Roll the clock forward from 1998-99 to a few years ago. I remember those early discussions with Doc Searls as he convinced me through and through about the importance of Vendor Relationship Management. At least part of the drive behind VRM was this whole thing about doing things with the perspective of the customer. Amazon, do you realise that I buy books from people other than Amazon? For Amazon read eBay, Borders, Barnes and Noble, Abebooks, <insert name of preferred bookseller here>. Wouldn’t it be nice if I could aggregate all those purchases somewhere, so that my recommendations were based on my true purchases? Wouldn’t it be nice if I could choose which purchases I wanted to include and which ones I wanted to exclude, so that I didn’t get recommendations based on books I bought my 10-year old, or books I bought as presents for others? Wouldn’t it be nice if I had the ability to switch on “private shopping”?

Doc spent time explaining to me that people weren’t “getting” this inversion, this 180 degree shift away from Customer Relationship Management to Vendor Relationship Management. Where everything was viewed from the customer’s perspective, not the provider’s.

I kept on wondering why people didn’t “get” it.

Now move the clock forward to today. When I move to the world of “social media”, hearing all the arguments about authority and power and traffic, I get slandered, libelled, I hear words I never heard in the Bible……just trying to keep my customers satisfied. Satisfied.

I must be wired differently. When I started using Facebook, and realised the value of the news feed when used properly, I used to keep my status updated regularly. Then, when Twitter came along, I did the expected thing and connected my tweets to Facebook status.

Until someone complained. Until I realised that some of my facebook friends weren’t interested in the high-frequency status change that twitter represented. So, hearing the complaints, I changed. I cut the connection between Twitter and Facebook. Now, if someone wanted to know about my status with twitter-like frequency, they came to twitter, not to Facebook.

More recently, a few days ago, I started playing in earnest with blip.fm. And I misread the small print while turning on the twitter service, thinking that only the tweets I preceded with a “!” would go to twitter. My bad. So when I started using blip, every blip I made resulted in a tweet being sent to twitter.

Until someone complained. And I realised what I’d done. And I fixed it.

2009 is going to be about big changes in this space. I guarantee it. Put whatever’s left of your house and your savings on it.
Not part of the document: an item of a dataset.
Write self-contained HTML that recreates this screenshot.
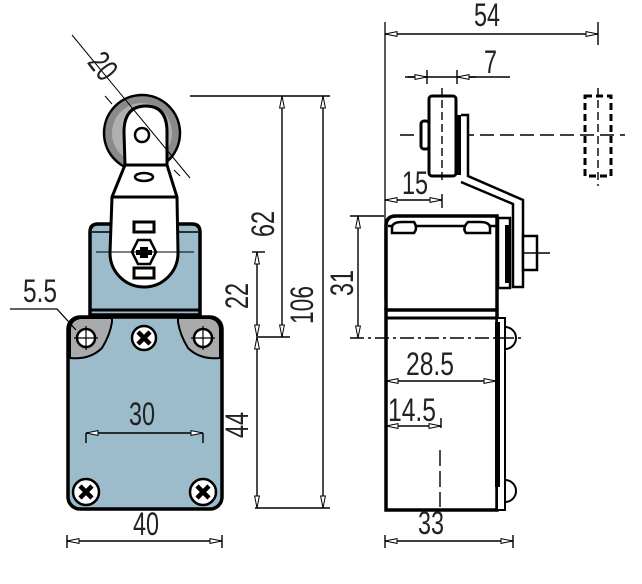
<!DOCTYPE html>
<html><head><meta charset="utf-8"><style>
html,body{margin:0;padding:0;background:#fff;}
svg{display:block;}
text{font-family:"Liberation Sans Narrow","Liberation Sans",sans-serif;font-size:32px;fill:#222;}
</style></head><body>
<svg width="642" height="584" viewBox="0 0 642 584" xmlns="http://www.w3.org/2000/svg">
<defs>
<marker id="a" viewBox="0 0 13 6" refX="13" refY="3" markerWidth="13" markerHeight="6" orient="auto-start-reverse" markerUnits="userSpaceOnUse">
<path d="M13,3 L1,0.6 L1,5.4 Z" fill="#fff" stroke="#000" stroke-width="1"/>
</marker>
</defs>
<g stroke="#000" fill="none" stroke-width="1.4">
<path d="M90,315 L90,232 Q90,224 98,224 L192,224 Q200,224 200,232 L200,315 Z" fill="#9dbccb" stroke-width="3.5"/>
<path d="M92,232 L198,232" stroke-width="1.5"/>
<line x1="91" y1="310" x2="199" y2="310" stroke-width="3"/>
<rect x="68" y="317" width="154" height="192" rx="12" fill="#9dbccb" stroke-width="3.5"/>
<path d="M70,358 Q90,360 102,348 Q110,335 112,322 L112,318 L80,318 Q70,320 70,330 Z" fill="#a8aaac" stroke-width="2"/>
<path d="M220,358 Q200,360 188,348 Q180,335 178,322 L178,318 L210,318 Q220,320 220,330 Z" fill="#a8aaac" stroke-width="2"/>
<circle cx="86" cy="338" r="9" fill="#fff" stroke-width="2.5"/>
<path d="M74,338 H98 M86,326 V350" stroke-width="1.2"/>
<circle cx="203" cy="338" r="9" fill="#fff" stroke-width="2.5"/>
<path d="M191,338 H215 M203,326 V350" stroke-width="1.2"/>
<circle cx="144" cy="338" r="12" fill="#fff" stroke-width="2.5"/>
<path d="M138,332 L150,344 M150,332 L138,344" stroke-width="4.5"/>
<circle cx="86" cy="492" r="13" fill="#fff" stroke-width="2.5"/>
<path d="M80,486 L92,498 M92,486 L80,498" stroke-width="4.5"/>
<circle cx="203" cy="492" r="13" fill="#fff" stroke-width="2.5"/>
<path d="M197,486 L209,498 M209,486 L197,498" stroke-width="4.5"/>
<circle cx="142" cy="133" r="38" fill="#8a8a8a" stroke-width="2.5"/>
<circle cx="142" cy="133" r="30" fill="#b0b0b0" stroke="none"/>
<path d="M125,165 L124,132 Q124,106 146,106 Q167,106 167,132 L167,165 L177,197 L178,253 A34,34 0 0 1 110,253 L112,197 Z" fill="#fff" stroke-width="3"/>
<line x1="125" y1="165" x2="167" y2="165" stroke-width="3"/>
<line x1="112" y1="197" x2="177" y2="197" stroke-width="3"/>
<ellipse cx="144" cy="177" rx="9" ry="4" stroke-width="2.5"/>
<circle cx="142" cy="135" r="7" fill="#fff" stroke-width="2.5"/>
<rect x="134" y="222" width="20" height="10" stroke-width="3"/>
<rect x="134" y="268" width="20" height="10" stroke-width="3"/>
<path d="M132,252 L138,240 L150,240 L156,252 L150,264 L138,264 Z" stroke-width="2.5"/>
<path d="M140,247 H148 V250 H152 V255 H148 V258 H140 V255 H136 V250 H140 Z" fill="#000" stroke="none"/>
<path d="M96,252 H194" stroke-width="1"/>
<line x1="72" y1="35" x2="190" y2="178" stroke-width="1"/>
<path d="M105,96 L112,104 M174,170 L180,176" stroke-width="1"/>
<path d="M10,309 L57,309 L76,330" stroke-width="1.3"/>
<line x1="86" y1="433" x2="203" y2="433" marker-start="url(#a)" marker-end="url(#a)"/>
<path d="M86,433 V443 M203,433 V443"/>
<line x1="67" y1="541" x2="222" y2="541" marker-start="url(#a)" marker-end="url(#a)"/>
<path d="M67,535 V548 M222,535 V548"/>
<line x1="190" y1="96" x2="330" y2="96"/>
<line x1="255" y1="508" x2="330" y2="508"/>
<line x1="258" y1="337" x2="290" y2="337"/>
<line x1="252" y1="252" x2="265" y2="252"/>
<line x1="282" y1="96" x2="282" y2="337" marker-start="url(#a)" marker-end="url(#a)"/>
<line x1="257" y1="252" x2="257" y2="337" marker-start="url(#a)" marker-end="url(#a)"/>
<line x1="257" y1="337" x2="257" y2="508" marker-start="url(#a)" marker-end="url(#a)"/>
<line x1="323" y1="96" x2="323" y2="508" marker-start="url(#a)" marker-end="url(#a)"/>

<line x1="385" y1="22" x2="385" y2="300" stroke-width="1.3"/>
<line x1="598" y1="22" x2="598" y2="45"/>
<line x1="385" y1="34" x2="598" y2="34" marker-start="url(#a)" marker-end="url(#a)"/>
<line x1="405" y1="77" x2="510" y2="77"/>
<path d="M427,70 V84 M457,70 V84"/>
<path d="M408,77 L427,77" marker-end="url(#a)"/>
<path d="M476,77 L457,77" marker-end="url(#a)"/>
<path d="M400,135 H625" stroke-dasharray="14,6"/>
<rect x="421" y="121" width="8" height="28" rx="3" fill="#fff" stroke-width="3"/>
<rect x="429" y="96" width="27" height="80" rx="3" fill="#fff" stroke-width="3"/>
<path d="M442,88 V184" stroke-dasharray="8,4"/>
<rect x="456" y="115" width="5" height="60" fill="#000" stroke="none"/>
<path d="M461,115 L468,115 L468,176 L523,200 L523,287 L513,287 L513,204 L461,182" fill="#fff" stroke-width="2.5"/>
<rect x="585" y="96" width="26" height="80" stroke-width="3" stroke-dasharray="7,4"/>
<path d="M598,88 V186" stroke-dasharray="8,4"/>
<line x1="442" y1="194" x2="442" y2="208"/>
<line x1="385" y1="200" x2="442" y2="200" marker-start="url(#a)" marker-end="url(#a)"/>
<path d="M386,310 L386,226 Q386,216 396,216 L497,216 L497,310" fill="#fff" stroke-width="3.5"/>
<line x1="388" y1="226" x2="496" y2="226" stroke-width="2.5"/>
<path d="M392,228 Q392,222 402,222 L414,222 Q418,228 414,233 L392,233 Z" fill="#fff" stroke-width="2.5"/>
<path d="M466,233 Q462,228 468,222 L480,222 Q490,222 490,228 L490,233 Z" fill="#fff" stroke-width="2.5"/>
<rect x="498" y="218" width="12" height="70" fill="#fff" stroke-width="2.5"/>
<rect x="505" y="225" width="4" height="58" fill="#000" stroke="none"/>
<rect x="523" y="236" width="14" height="34" fill="#fff" stroke-width="2.5"/>
<line x1="523" y1="253" x2="550" y2="253"/>
<rect x="386" y="310" width="111" height="200" fill="#fff" stroke-width="3.5"/>
<line x1="387" y1="318" x2="497" y2="318" stroke-width="3"/>
<rect x="497" y="318" width="8" height="192" fill="#fff" stroke-width="2"/>
<rect x="495" y="322" width="5" height="165" fill="#000" stroke="none"/>
<path d="M505,327 A11,11 0 0 1 505,349" stroke-width="2"/>
<path d="M505,480 A11,11 0 0 1 505,502" stroke-width="2"/>
<line x1="350" y1="216" x2="384" y2="216"/>
<line x1="358" y1="216" x2="358" y2="338" marker-start="url(#a)" marker-end="url(#a)"/>
<path d="M350,338 H525" stroke-dasharray="14,4,3,4"/>
<line x1="386" y1="381" x2="496" y2="381" marker-start="url(#a)" marker-end="url(#a)"/>
<line x1="441" y1="418" x2="441" y2="428"/>
<line x1="386" y1="426" x2="441" y2="426" marker-start="url(#a)" marker-end="url(#a)"/>
<path d="M440,450 V507" stroke-dasharray="16,5"/>
<line x1="385" y1="541" x2="513" y2="541" marker-start="url(#a)" marker-end="url(#a)"/>
<path d="M385,535 V548 M513,535 V548"/>
</g>
<g>
<text x="90" y="77" textLength="26" lengthAdjust="spacingAndGlyphs" transform="rotate(52 103 66)">20</text>
<text x="23" y="302" textLength="34" lengthAdjust="spacingAndGlyphs">5.5</text>
<text x="129" y="425" textLength="26" lengthAdjust="spacingAndGlyphs">30</text>
<text x="133" y="535" textLength="26" lengthAdjust="spacingAndGlyphs">40</text>
<text x="-13" y="0" textLength="26" lengthAdjust="spacingAndGlyphs" transform="translate(248,296) rotate(-90)">22</text>
<text x="-13" y="0" textLength="26" lengthAdjust="spacingAndGlyphs" transform="translate(274,224) rotate(-90)">62</text>
<text x="-19" y="0" textLength="38" lengthAdjust="spacingAndGlyphs" transform="translate(313,305) rotate(-90)">106</text>
<text x="-13" y="0" textLength="26" lengthAdjust="spacingAndGlyphs" transform="translate(248,425) rotate(-90)">44</text>
<text x="474" y="26" textLength="26" lengthAdjust="spacingAndGlyphs">54</text>
<text x="484" y="73" textLength="13" lengthAdjust="spacingAndGlyphs">7</text>
<text x="402" y="194" textLength="26" lengthAdjust="spacingAndGlyphs">15</text>
<text x="-13" y="0" textLength="26" lengthAdjust="spacingAndGlyphs" transform="translate(353,283) rotate(-90)">31</text>
<text x="406" y="375" textLength="48" lengthAdjust="spacingAndGlyphs">28.5</text>
<text x="388" y="421" textLength="48" lengthAdjust="spacingAndGlyphs">14.5</text>
<text x="418" y="534" textLength="26" lengthAdjust="spacingAndGlyphs">33</text>
</g>
</svg>
</body></html>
People will not come to “my” blog. They will go to “their” feed aggregator, where they can read all the people they’re interested in reading. If they see something of interest, they will dig deeper and come to my blog.

People will not come to read “my” tweets. They will go to “their” tweet aggregator, where they can read all the tweets of all the people they’re interested in following. If they see something of interest, they will follow the links provided.

People will not come to see “my” pictures in Flickr. People will not come to hear “my” music wherever.

“My” time is over.

It’s a different perspective.

Readers want everything and everyone they read aggregated; they select what to read, when to read it, how to read it. How to read it, where to read it, what device to use.

Similarly, listeners want everything they listen to and everyone they listen to aggregated for them; watchers want everything they see and everyone thet see aggregated for them.

We have had aggregation before. Past paradigm aggregation was about content owners and distribution and channels and audiences. Which allowed for words like authority and traffic. Which begat strange things like advertising.

Next paradigm aggregation is about the owner of the power to bestow attention, and to do something with that attention. The customer.

So the customer will not watch a television channel, but instead create her own, an aggregation at viewing guide level. The same with news and reviews, the same with music.

* First, the ability to aggregate a directory of services selected by the customer rather than the provider.
* Second, the ability to drill in, to dig deeper into these directories in order to do something with the particular service. Time shifted, place shifted. She will read your blog if she finds something of interest, when she wants to, how she wants to, using the device she chooses.
* Third, the ability to participate, to feed back, to comment, to rate, all these services.
* And finally, the ability to reuse all or part of the service so provided in a Creative-Commons-like way in order to produce something else, and to share that something else.